Phan Thanh Hai

This spring, visitors to Hue can marvel at an exhibition of royal treasures unseen for more than seven decades

Dowager Empress Seal (Gold, 1849)

To welcome spring, a special exhibition of antiques will be hosted in Long An Palace, the main display hall of the Hue Museum of Royal Antiques. The treasures on display were removed from Hue following the abdication of Emperor Bao Dai on August 30, 1945. When Emperor Bao Dai abdicated the Nguyen court handed more than 2,500 of its most valuable items to representatives of the revolutionary government. These items included jewelry, jade, golden books, religious items and the royals’ everyday possessions. Many items are fashioned from rare and precious materials such as gold, silver, tortoiseshell, cinnabar, pearls and ivory. Besides their material value, these items testify to the skill and passion of the best artisans from around the country who had been summoned to Former Hue Citadel. Each item is one-of-a-kind and linked to the political and everyday lives of emperors, empresses, princes, princesses, royals and mandarins of the Nguyen Dynasty. Over the decades, this invaluable collection has been kept intact.

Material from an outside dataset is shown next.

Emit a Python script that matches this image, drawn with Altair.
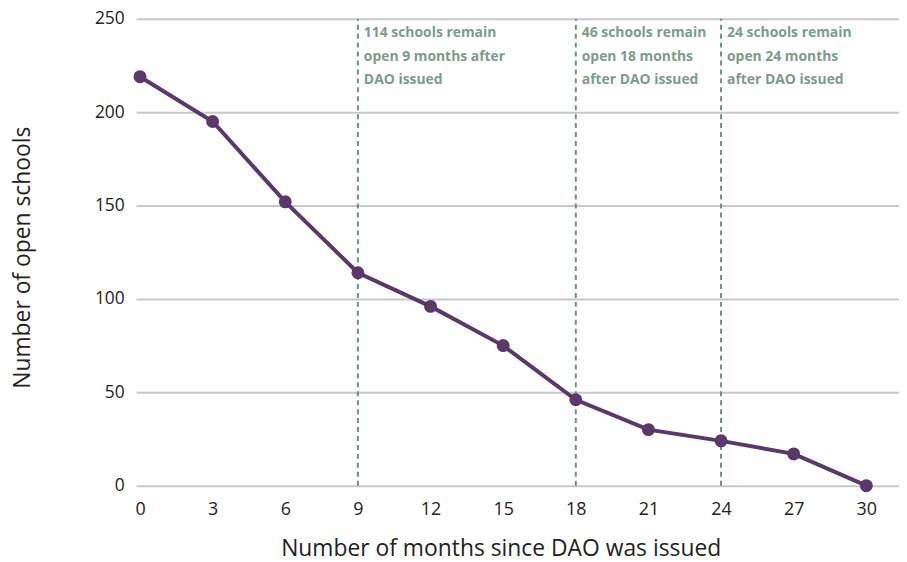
import altair as alt
import pandas as pd

months = [0, 3, 6, 9, 12, 15, 18, 21, 24, 27, 30]
schools = [219, 195, 152, 114, 96, 75, 46, 30, 24, 17, 0]

marker_months = [9, 18, 24]
marker_text = [
    "114 schools remain\nopen 9 months after\nDAO issued",
    "46 schools remain\nopen 18 months\nafter DAO issued",
    "24 schools remain\nopen 24 months\nafter DAO issued",
]

x_ticks = [0, 3, 6, 9, 12, 15, 18, 21, 24, 27, 30]
y_ticks = [0, 50, 100, 150, 200, 250]

FONT = "Open Sans"

df = pd.DataFrame({"month": months, "schools": schools})
mk = pd.DataFrame({"month": marker_months, "text": marker_text,
                   "lo": [0] * 3, "hi": [250] * 3})

xscale = alt.Scale(domain=[-0.16, 31.35], nice=False, zero=False)
yscale = alt.Scale(domain=[0, 250], nice=False)

xaxis = alt.Axis(values=x_ticks, grid=False, domain=False, ticks=False,
                 labelPadding=15, labelFontSize=18, labelColor="#222",
                 title="Number of months since DAO was issued",
                 titleFontSize=23, titleFontWeight="normal", titleColor="#222",
                 titleY=63, titleBaseline="middle", titleX=367,
                 labelFont=FONT, titleFont=FONT)
yaxis = alt.Axis(values=y_ticks, grid=True, gridColor="#c8c8c8", gridWidth=2,
                 domain=False, ticks=False, labelPadding=12, labelFontSize=17.5,
                 labelColor="#222", title="Number of open schools",
                 titleFontSize=23, titleFontWeight="normal", titleColor="#222",
                 titleX=-114, titleBaseline="middle", titleY=240,
                 labelFont=FONT, titleFont=FONT)

base_line = alt.Chart(df).mark_line(color="#5a3869", strokeWidth=4).encode(
    x=alt.X("month:Q", scale=xscale, axis=xaxis),
    y=alt.Y("schools:Q", scale=yscale, axis=yaxis),
)
pts = alt.Chart(df).mark_point(filled=True, color="#5a3869", size=170, opacity=1).encode(
    x=alt.X("month:Q", scale=xscale),
    y=alt.Y("schools:Q", scale=yscale),
)
rules = alt.Chart(mk).mark_rule(color="#6f8f83", strokeWidth=2, strokeDash=[5, 4]).encode(
    x=alt.X("month:Q", scale=xscale),
    y=alt.Y("lo:Q", scale=yscale),
    y2="hi:Q",
)
texts = alt.Chart(mk).mark_text(align="left", baseline="top", dx=6, dy=7,
                                font=FONT, fontSize=14, fontWeight="bold",
                                color="#7a9c8d", lineHeight=24, lineBreak="\n").encode(
    x=alt.X("month:Q", scale=xscale),
    y=alt.Y("hi:Q", scale=yscale),
    text="text:N",
)

chart = alt.layer(rules, base_line, pts, texts).properties(
    width=768, height=470,
    autosize="none",
    padding={"left": 129, "top": 9, "right": 0, "bottom": 78},
).configure_view(stroke=None)

chart.save("out.html", embed_options={"renderer": "svg", "actions": False})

As part of the cooperation and research project between the Vietnam National Museum of History and the Hue Monument Conservation Center, a special collection of 64 key items will be put on display in Hue. The exhibition is accompanied by a guidebook  titled “Royal Antiques of the Nguyen Dynasty”.

Card of High-ranking mandarins of the Privil Council (Gold)

Nguyen Dynasty antiques on display include gold jewelry, golden books, and items that Nguyen rulers considered the “key belongings of the nation”, such as the Empress Seal cast in 1934 for Empress Nam Phuong and the Crown Prince Seal cast in 1939 for Crown Prince Bao Long. The most important treasure of all is a jade piece titled “Dai Nam at the Eternal Behest of Heaven”, carved in 1847 from a large piece of green jade.

 The collection also includes the “Accounts of Imperial Genealogical Poems” cast at the behest of Emperor Minh Mang in 1823 on 13 golden sheets, measuring 23.2 by 13.7cm. Other stunning items include gold blades with jade hafts decorated with coral and tortoiseshell, the emperors’ Heavenly Square Imperial caps, and jade and golden cards that represented the rulers’ supreme power.

Religious items in the collection include gold and silver urns, gold, jade and coral altars, gold and jade trays and glasses. There are also valuable writing implements and daily belongings such as betel and areca kits, vases, trays, cups, chopsticks and spoons, trays and liquor pots in gold and jade. All of these items were used by members of the royal court.

These precious 64 items are on display in five specially made glass cases. Having been safely stowed away for more than 70 years, these items are now on display in their place of origin. This exhibition will allow both visitors and locals to marvel at treasures that were once thought to be legendary.

Jade and gold teapot and cups

UNESCO recently recognized the poems inscribed on Nguyen court buildings in Hue for their outstanding heritage value. One  spring verse reads as follows:

Whenever the spring comes early
It must be in the royal citadel of Hue

The return of these royal antiques herald a splendid spring in the former citadel.